Цивилизационное основание будущего, по Леонтьеву, лежит в началах, которые были впитаны русской культурой из культуры Византии. Более всего византийскими началами проникнуто было время московского верховенства. Однако Розанов резонно возражает здесь, что это эпоха падения Византии как цивилизации, с одной стороны, и культурно-историческая замкнутость русских земель, с другой. Отсюда происходит вывод, что эти черты не заимствованы из византизма, а суть самобытные черты русского культурно-исторического типа.

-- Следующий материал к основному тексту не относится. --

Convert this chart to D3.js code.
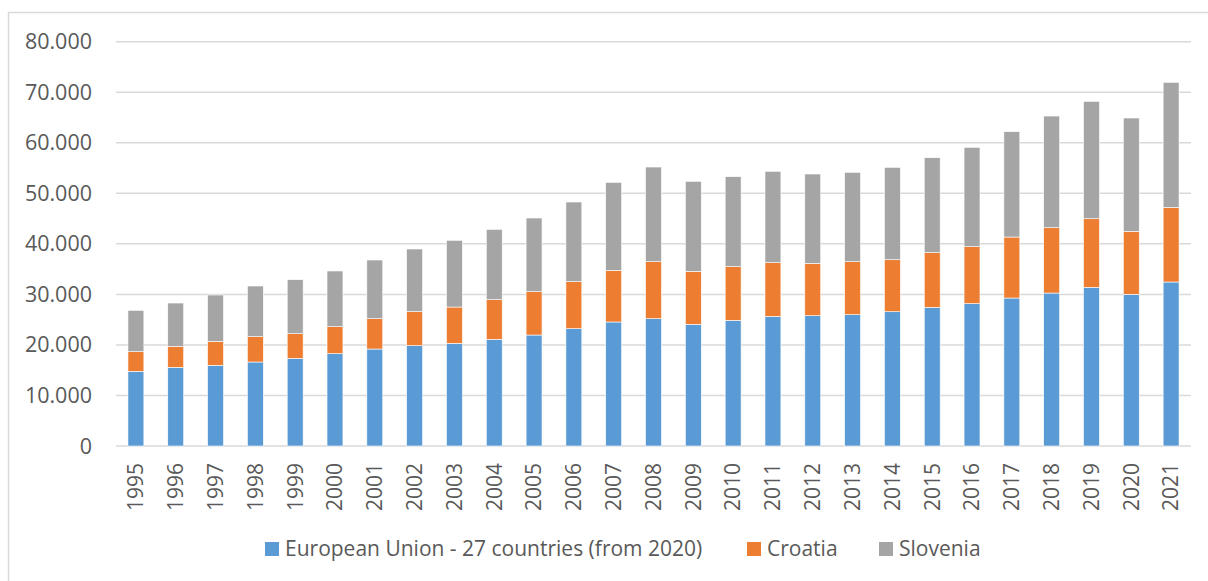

В.В. Розанов не отрицает культурного византийского влияния на русскую историю; философ определяет огромную роль Византизма как историко-культурного метафеномена прежде всего, в связи с тем, что «взяв важнейшие моменты бытия человеческого - рождение, смерть, обращение души к Богу, - она окружила их такой высокой поэзией, возвела к такому великому смыслу, к какому они никогда дотоле не возводились в истории»5. Высокая поэзия византийской духовности прочно вплетена в русскую культуру; однако трансформация ее приобрела такую глубину, что вряд ли, по утверждению Розанова, возможно определить ее иначе, как суть русского (восточнославянского) исторического бытия. Отсюда происходит исторический оптимизм Розанова: Россия есть отдельный, уникальный, сложный, мощный, прочный и достаточно динамичный организм. И поэтому Розанову легко отметить пессимизм Леонтьева, его причины, характерные черты и творческие последствия. Как указывалось раньше, согласно Розанову, социально-философский пессимизм Леонтьева вырос из понимания невозможности для России возглавить всемирную историческую эстафету.

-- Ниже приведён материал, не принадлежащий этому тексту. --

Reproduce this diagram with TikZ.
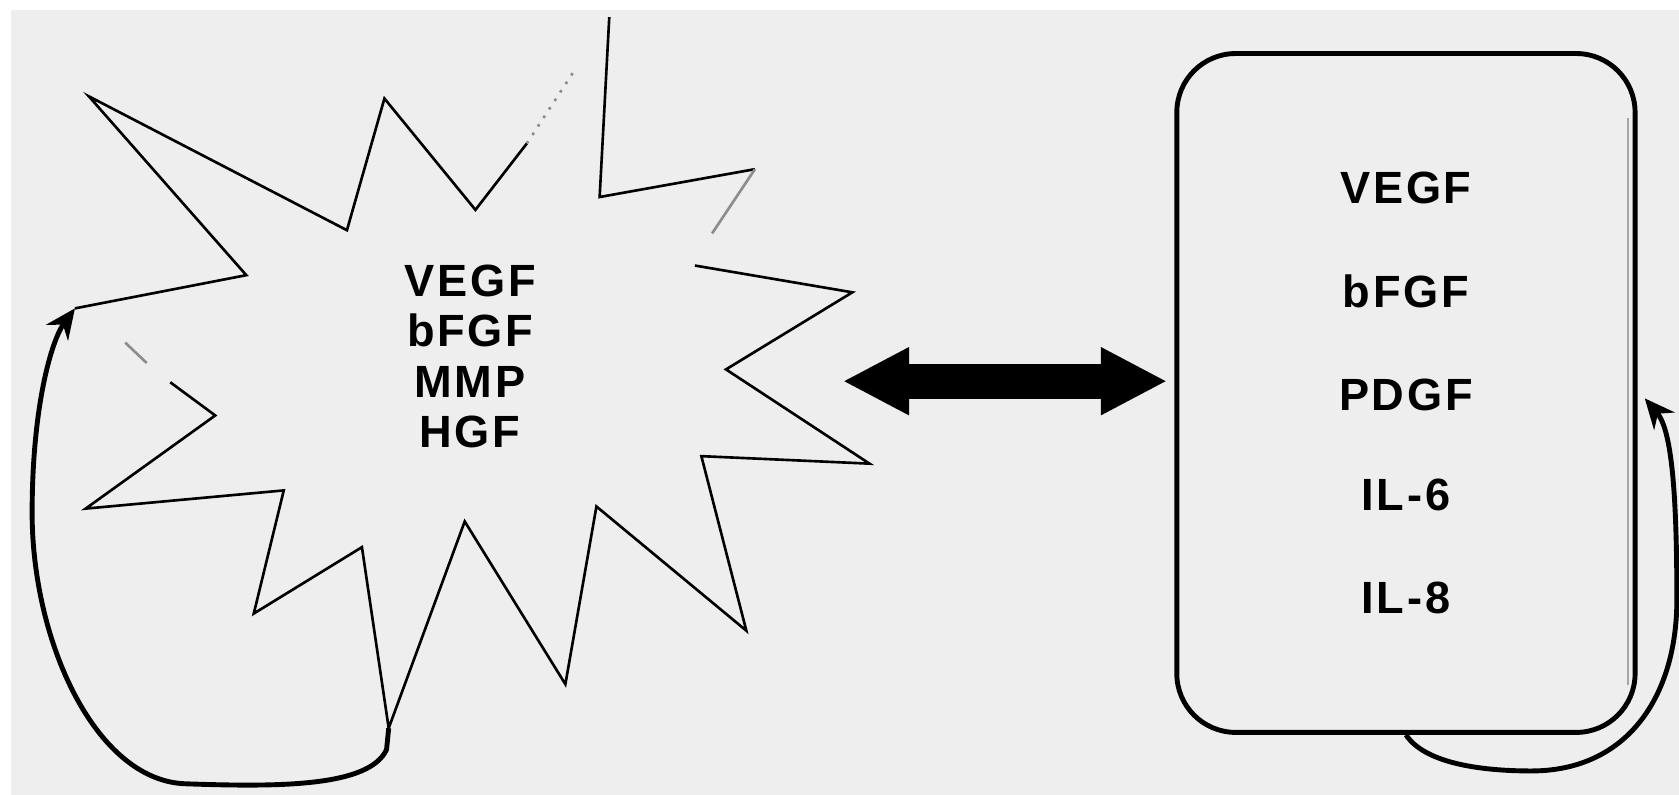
\documentclass[tikz,border=0pt]{standalone}
\usepackage{fontspec}
\setmainfont{Liberation Sans}
\newfontfamily\factorfont[LetterSpace=6]{Liberation Sans}
\usetikzlibrary{arrows.meta}
\definecolor{bggray}{HTML}{EEEEEE}
\tikzset{
  outline/.style={line width=0.7pt, line join=miter},
  faint/.style={line width=0.7pt, black!45},
  loop/.style={line width=1.3pt, -{Stealth[length=2.8mm,width=2.5mm]}},
  factor/.style={anchor=base, inner sep=0pt, font=\factorfont\fontsize{12}{14}\selectfont\bfseries},
  bigarrow/.style={line width=3.3mm, {Triangle[length=6.2mm,width=5.9mm]}-{Triangle[length=6.2mm,width=5.9mm]}},
  cellbox/.style={draw, line width=1.3pt, rounded corners=5.5mm, minimum width=42.8mm, minimum height=63.4mm}
}
\begin{document}
\begin{tikzpicture}[x=0.1mm,y=-0.1mm]
\useasboundingbox (0,0) rectangle (1568,742);
\fill[white] (0,0) rectangle (1568,742);
\fill[bggray] (10,9) rectangle (1568,742);

% burst
\draw[outline] (70,288) -- (230,257) -- (83,90) -- (324,215) -- (359,92) -- (444,196) -- (492,134);
\draw[faint, dotted] (492,134) -- (537,65);
\draw[outline] (569,16) -- (560,184) -- (705,158);
\draw[faint] (705,158) -- (665,218);
\draw[outline] (649,248) -- (796,273) -- (678,345) -- (812,433) -- (655,426) -- (697,589)
  -- (557,473) -- (528,639) -- (434,487) -- (363,680) -- (338,511) -- (237,573) -- (265,458)
  -- (80,475) -- (201,388) -- (159,357);
\draw[faint] (137,339) -- (117,320);
\coordinate (sbot) at (363,680);
\coordinate (stip) at (70,288);

\node[factor] (svegf) at (439,277) {VEGF};
\node[factor] (sbfgf) at (439,324) {bFGF};
\node[factor] (smmp) at (439,371) {MMP};
\node[factor] (shgf) at (439,418) {HGF};

% box
\node[cellbox] (box) at (1313,367) {};
\draw[black!35, line width=0.5pt] (1520,110) -- (1520,640);
\node[factor] (bvegf) at (1313,190) {VEGF};
\node[factor] (bbfgf) at (1313,287) {bFGF};
\node[factor] (bpdgf) at (1313,383) {PDGF};
\node[factor] (bil6) at (1313,477) {IL-6};
\node[factor] (bil8) at (1313,573) {IL-8};

% arrows
\coordinate (arrowL) at (787,356);
\coordinate (arrowR) at (1090,356);
\draw[bigarrow] (arrowL) -- (arrowR);

\draw[loop] (sbot) -- (361,700) .. controls (345,735) and (260,735) .. (174,732)
  .. controls (90,730) and (30,600) .. (30,479)
  .. controls (30,380) and (48,318) .. (stip);

\coordinate (rtip) at (1536,372);
\draw[loop] (box.south) .. controls (1330,712) and (1380,720) .. (1430,720)
  .. controls (1520,720) and (1566,650) .. (1566,560)
  .. controls (1566,450) and (1560,400) .. (rtip);
\end{tikzpicture}
\end{document}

Мы знаем уже, что Леонтьев отвел России только религиозную всемирно-историческую значимость, в этом идеи двух мыслителей о религиозной уникальности русского народа совпали. Нужно отметить, что влияние К.Н. Леонтьева на личность и мировоззрение В.В. Розанова было огромным и, несмотря на полемику по отдельным вопросам, их позиции почти не отличаются. В одном из своих писем Константину Николаевичу Розанов сам признает влияние учителя на свое религиозное мировоззрение: «Должен предварительно сказать в объяснение, что православным я стал лишь недавно... все это скрепилось в идее через Ваши слова: что такое христианство без православия (или другой формы), что такое православие без византийских форм и пр.»6. Леонтьев же начинает искать другие культурные миры, чтобы найти новый импульс жизни, но находит лишь подтверждение теории эгалитарно-либерального прогресса в ходе исторической и повседневной современной ему жизни. И тогда К.Н. Леонтьев обращается к консервативным идеям, надеясь с их помощью если не сохранить, то хотя бы отдалить момент окончательного «вторичного смесительного упрощения».